Once the proper documents are filed and the applicable filing fees are paid, an automatic stay is enacted, which prohibits creditors from contacting the individual about unpaid debts and taking any action to collect on such debts. A 341 Meeting of Creditors will be scheduled where the Debtor must answer questions about their financial situation under oath before the Court-appointed trustee. Creditors may attend this meeting if they choose to do so. Lastly, if the debtor is filing a plan, he or she will need to appear, either personally or through counsel, before a bankruptcy judge to have their plan approved by the Court.

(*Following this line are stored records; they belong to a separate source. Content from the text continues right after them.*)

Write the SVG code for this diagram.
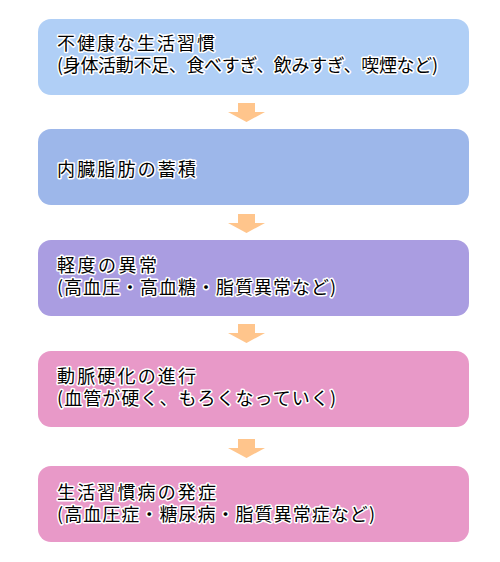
<svg xmlns="http://www.w3.org/2000/svg" width="500" height="562" viewBox="0 0 500 562">
<style>
.box{stroke:none}
.t{font-family:"Noto Sans CJK JP","Noto Sans CJK SC",sans-serif;font-size:18px;fill:#000;stroke:#fff;stroke-width:3px;stroke-linejoin:round;paint-order:stroke fill}
.arr{fill:#FFC58C}
</style>
<rect width="500" height="562" fill="#fff"/>
<g id="connectors">
<polygon class="arr" points="238,103 255,103 255,112 265,112 246.5,122 228,112 238,112"/>
<polygon class="arr" points="238,214 255,214 255,223 265,223 246.5,233 228,223 238,223"/>
<polygon class="arr" points="238,324 255,324 255,333 265,333 246.5,343 228,333 238,333"/>
<polygon class="arr" points="238,439 255,439 255,448 265,448 246.5,458 228,448 238,448"/>
</g>
<g id="node1">
<rect class="box" x="38" y="19" width="431" height="76" rx="13" fill="#B0CFF6"/>
<text class="t" x="57" y="50" textLength="158" lengthAdjust="spacing">不健康な生活習慣</text>
<text class="t" x="57" y="72" textLength="381" lengthAdjust="spacing">(身体活動不足、食べすぎ、飲みすぎ、喫煙など)</text>
</g>
<g id="node2">
<rect class="box" x="38" y="129" width="431" height="76" rx="13" fill="#9DB7EA"/>
<text class="t" x="57" y="176" textLength="139" lengthAdjust="spacing">内臓脂肪の蓄積</text>
</g>
<g id="node3">
<rect class="box" x="38" y="240" width="431" height="76" rx="13" fill="#AA9DE1"/>
<text class="t" x="57" y="272" textLength="100" lengthAdjust="spacing">軽度の異常</text>
<text class="t" x="57" y="294" textLength="279" lengthAdjust="spacing">(高血圧・高血糖・脂質異常など)</text>
</g>
<g id="node4">
<rect class="box" x="38" y="351" width="431" height="76" rx="13" fill="#E899C8"/>
<text class="t" x="57" y="383" textLength="139" lengthAdjust="spacing">動脈硬化の進行</text>
<text class="t" x="57" y="405" textLength="279" lengthAdjust="spacing">(血管が硬く、もろくなっていく)</text>
</g>
<g id="node5">
<rect class="box" x="38" y="466" width="431" height="76" rx="13" fill="#E899C8"/>
<text class="t" x="57" y="499" textLength="159" lengthAdjust="spacing">生活習慣病の発症</text>
<text class="t" x="57" y="521" textLength="318" lengthAdjust="spacing">(高血圧症・糖尿病・脂質異常症など)</text>
</g>
</svg>
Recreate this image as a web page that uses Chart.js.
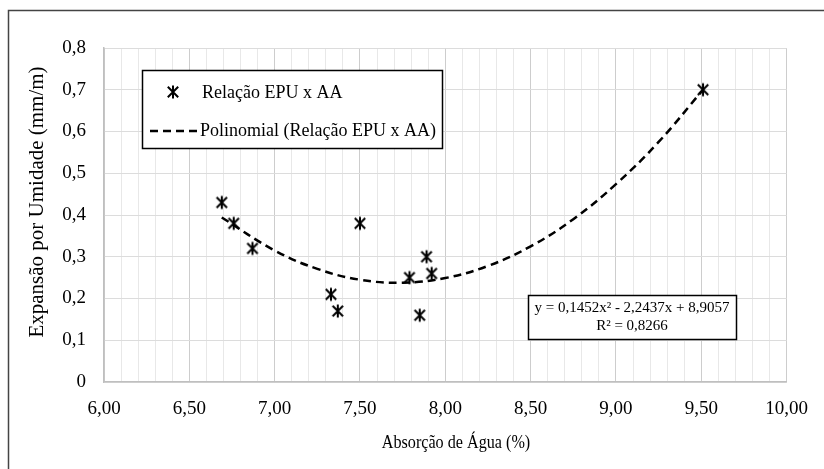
<!DOCTYPE html>
<html><head><meta charset="utf-8">
<script src="https://cdn.jsdelivr.net/npm/chart.js@4.4.0/dist/chart.umd.min.js"></script>
<style>html,body{margin:0;padding:0;background:#fff;}canvas{display:block;}</style>
</head><body>
<canvas id="c" width="824" height="469"></canvas>
<script>
// ---- data ----
const absorcao = [6.69, 6.76, 6.87, 7.33, 7.37, 7.50, 7.79, 7.85, 7.89, 7.92, 9.51];
const expansao = [0.43, 0.38, 0.32, 0.21, 0.17, 0.38, 0.25, 0.16, 0.30, 0.26, 0.70];
const trendX = [6.69, 7.00, 7.25, 7.50, 7.75, 8.00, 8.25, 8.50, 8.75, 9.00, 9.25, 9.51];
const trendY = [0.394, 0.315, 0.271, 0.245, 0.238, 0.249, 0.278, 0.325, 0.390, 0.474, 0.575, 0.700];
const xTickLabels = ['6,00','6,50','7,00','7,50','8,00','8,50','9,00','9,50','10,00'];
const yTickLabels = ['0','0,1','0,2','0,3','0,4','0,5','0,6','0,7','0,8'];
const seriesName = 'Relação EPU x AA';
const trendName = 'Polinomial (Relação EPU x AA)';
const equationLines = ['y = 0,1452x² - 2,2437x + 8,9057', 'R² = 0,8266'];
const xTitle = 'Absorção de Água (%)';
const yTitle = 'Expansão por Umidade (mm/m)';

const FONT = "'Liberation Serif', 'Times New Roman', serif";

// asterisk marker (X + vertical bar)
function makeStar(size){
  const c = document.createElement('canvas');
  c.width = size; c.height = size;
  const g = c.getContext('2d');
  const m = size/2, r = size/2 - 1.5;
  g.strokeStyle = '#000'; g.lineWidth = 2; g.lineCap = 'butt';
  g.beginPath();
  g.moveTo(m - r*0.8, m - r*0.8); g.lineTo(m + r*0.8, m + r*0.8);
  g.moveTo(m + r*0.8, m - r*0.8); g.lineTo(m - r*0.8, m + r*0.8);
  g.moveTo(m, m - r); g.lineTo(m, m + r);
  g.stroke();
  return c;
}
const star = makeStar(16);

const framePlugin = {
  id: 'frame',
  beforeDraw(chart){
    const ctx = chart.ctx;
    ctx.save();
    ctx.fillStyle = '#fff';
    ctx.fillRect(0,0,chart.width,chart.height);
    ctx.strokeStyle = '#444';
    ctx.lineWidth = 1.5;
    ctx.strokeRect(8.5, 10.5, 900, 600);
    ctx.restore();
  }
};

const boxesPlugin = {
  id: 'boxes',
  afterDraw(chart){
    const ctx = chart.ctx;
    ctx.save();
    // axis titles
    ctx.fillStyle = '#000';
    ctx.textBaseline = 'middle';
    ctx.textAlign = 'center';
    ctx.save();
    ctx.translate(456, 443);
    ctx.scale(0.85, 1);
    ctx.font = '19px ' + FONT;
    ctx.fillText(xTitle, 0, 0);
    ctx.restore();
    ctx.save();
    ctx.translate(37, 202);
    ctx.rotate(-Math.PI/2);
    ctx.font = '21px ' + FONT;
    ctx.fillText(yTitle, 0, 0);
    ctx.restore();
    // legend box
    ctx.fillStyle = '#fff';
    ctx.fillRect(142, 70, 301, 79);
    ctx.strokeStyle = '#000';
    ctx.lineWidth = 1.5;
    ctx.strokeRect(142.5, 70.5, 300, 78);
    ctx.drawImage(star, 173 - 8, 92 - 8);
    ctx.fillStyle = '#000';
    ctx.font = '18px ' + FONT;
    ctx.textBaseline = 'middle';
    ctx.textAlign = 'left';
    ctx.fillText(seriesName, 202, 93);
    ctx.setLineDash([8,5]);
    ctx.lineWidth = 2.5;
    ctx.beginPath(); ctx.moveTo(150, 131); ctx.lineTo(197, 131); ctx.stroke();
    ctx.setLineDash([]);
    ctx.fillText(trendName, 200, 131);
    // equation box
    ctx.fillStyle = '#fff';
    ctx.fillRect(528, 295, 209, 45);
    ctx.strokeStyle = '#000';
    ctx.lineWidth = 1.5;
    ctx.strokeRect(528.5, 295.5, 208, 44);
    ctx.fillStyle = '#000';
    ctx.font = '15px ' + FONT;
    ctx.textAlign = 'center';
    ctx.fillText(equationLines[0], 632, 308);
    ctx.fillText(equationLines[1], 632, 326);
    ctx.restore();
  }
};

new Chart(document.getElementById('c'), {
  type: 'scatter',
  data: {
    datasets: [
      {
        label: seriesName,
        data: absorcao.map((x,i)=>({x, y: expansao[i]})),
        pointStyle: star,
        pointRadius: 8,
        showLine: false,
        order: 0
      },
      {
        label: trendName,
        data: trendX.map((x,i)=>({x, y: trendY[i]})),
        showLine: true,
        borderColor: '#000',
        borderWidth: 2.5,
        borderDash: [8,5],
        pointRadius: 0,
        tension: 0.4,
        fill: false,
        order: 1
      }
    ]
  },
  options: {
    responsive: false,
    animation: false,
    devicePixelRatio: 1,
    layout: { padding: { left: 0, top: 48, right: 28, bottom: 0 } },
    plugins: { legend: { display: false }, tooltip: { enabled: false } },
    scales: {
      x: {
        type: 'linear', min: 6, max: 10,
        afterFit(s){ s.height = 87; },
        ticks: {
          stepSize: 0.1, autoSkip: false, maxRotation: 0, padding: 16,
          color: '#000', font: { family: FONT, size: 19 },
          callback: (v, i) => (i % 5 === 0 ? xTickLabels[i/5] : '')
        },
        grid: {
          drawTicks: false,
          color: c => (c.index % 5 === 0 ? '#cdcdcd' : '#e8e8e8'),
          lineWidth: 1
        },
        border: { color: '#bfbfbf', width: 1.5 },
        title: { display: false }
      },
      y: {
        min: 0, max: 0.8,
        afterFit(s){ s.width = 104; },
        ticks: {
          stepSize: 0.1, padding: 18,
          color: '#000', font: { family: FONT, size: 19 },
          callback: (v, i) => yTickLabels[i]
        },
        grid: { drawTicks: false, color: '#dcdcdc', lineWidth: 1 },
        border: { color: '#bfbfbf', width: 1.5 },
        title: { display: false }
      }
    }
  },
  plugins: [framePlugin, boxesPlugin]
});
</script>
</body></html>
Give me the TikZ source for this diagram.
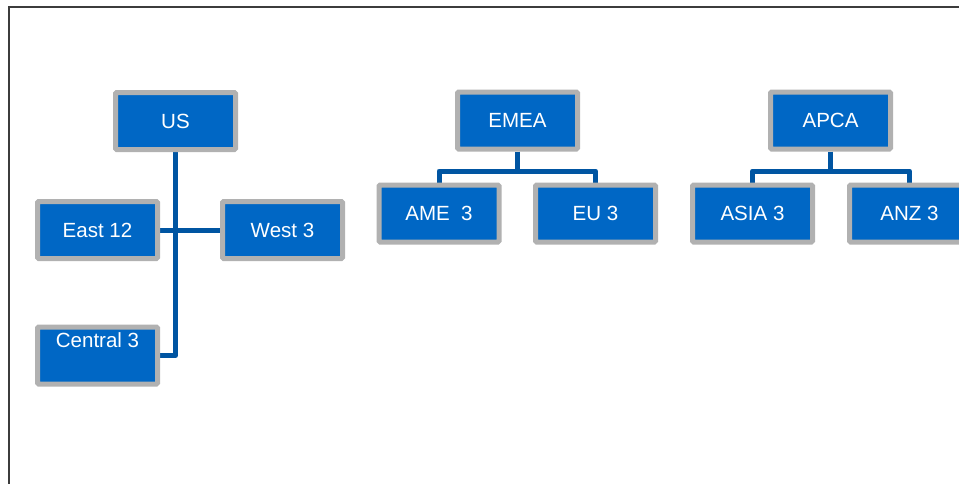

Filing for bankruptcy is a difficult process. If you are facing bankruptcy, it is best to contact an experienced New Jersey bankruptcy attorney to discuss your options. The Law Offices of Hunziker, Jones & Sweeney are experienced in helping families and individuals deal with the devastating effects of financial distress and in mapping out potential strategies, including the possibility of filing for bankruptcy, to help them obtain relief from overwhelming debts. The attorneys at the firm understand that financial distress is an extremely emotional and difficult time for anyone to go through. If you are experiencing severe financial distress and may be considering bankruptcy as an option or want to learn more about what a bankruptcy filing may do to help you, call The Law Offices of Hunziker, Jones & Sweeney at (973) 256-0456 or fill out our contact form for a consultation.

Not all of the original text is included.